Mais pourquoi le Conseil fédéral et l’administration présentent-ils depuis des années les accords de Schengen et de Dublin comme des projets de sécurité alors qu’ils savent très bien qu’il n’en est rien? Pourquoi le Conseil fédéral a-t-il carrément supplié l’UE dans le cadre des négociations bilatérales d’accueillir la Suisse dans ces accords alors qu’il en connaît les conséquences néfastes pour notre sécurité intérieure? Pourquoi le représentant du Bureau de l’intégration affirme-t-il aujourd’hui que Schengen n’entraîne aucune perte de souveraineté pour la Suisse? Ce même Bureau de l’intégration, qui conseille notre gouvernement et qui, en 1999, a laissé celui-ci affirmer que la signature de l’accord de Schengen impliquait un transfert de souveraineté à des instances supranationales (message du Conseil fédéral concernant les accords bilatéraux I du 23.6.1999)? Pourquoi la Berne fédérale est-elle incapable de garder une ligne politique sérieuse au moins pendant quelques années? C’est très simple: parce que les accords de Schengen et de Dublin permettent au Conseil fédéral de pousser la Suisse sur la voie de l’adhésion à l’UE. Et ces raisons sont encore bien plus évidentes quand vous vous rappelez le duo qui a la responsabilité politique du Bureau de l’intégration: d’abord le ministre de l’économie, Joseph Deiss, qui, le jour après l’acceptation des accords bilatéraux I, avait annoncé que le projet d’adhésion à l’UE était désormais en voie de réalisation, et, ensuite, la ministre des affaires étrangères, Micheline Calmy-Rey ,qui avait annoncé l’an passé devant la presse que les accords bilatéraux servaient à préparer le terrain en vue d’une adhésion rapide à l’UE (conférence de presse du 24.4.2003).

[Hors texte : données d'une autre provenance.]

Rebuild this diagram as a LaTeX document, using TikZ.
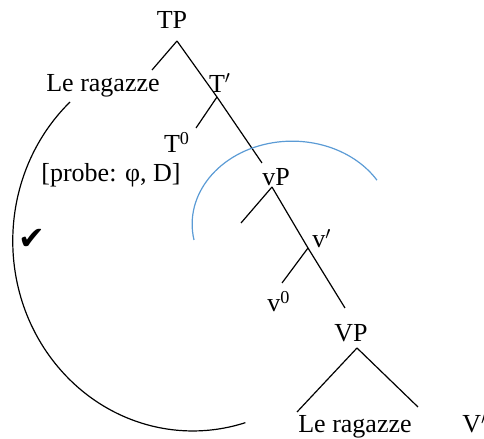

Des déclarations aussi claires sont cependant des exceptions. Habituellement, le Conseil fédéral se montre plus rusé dans la question européenne, à l’image de ce qu’avait répondu Franz Steinegger, ancien président du Parti radical, dans une interview accordée à la « Sonntagszeitung » en 1998: « Vous en restez à la tactique du salami, aux petits pas vers l’UE? », avait demandé le journaliste. Réponse de Franz Steinegger: « Tout à fait. Dans une démocratie directe, des petits pas concrets constituent la seule manière d’avancer. » (Sonntags-Zeitung, 25.10.1998) Schengen est donc une nouvelle tranche – plutôt épaisse, toutefois – de ce salami. Qu’on m’excuse si je ne trouve pas cette tactique du salami aussi charmante que le chef du Bureau de l’intégration.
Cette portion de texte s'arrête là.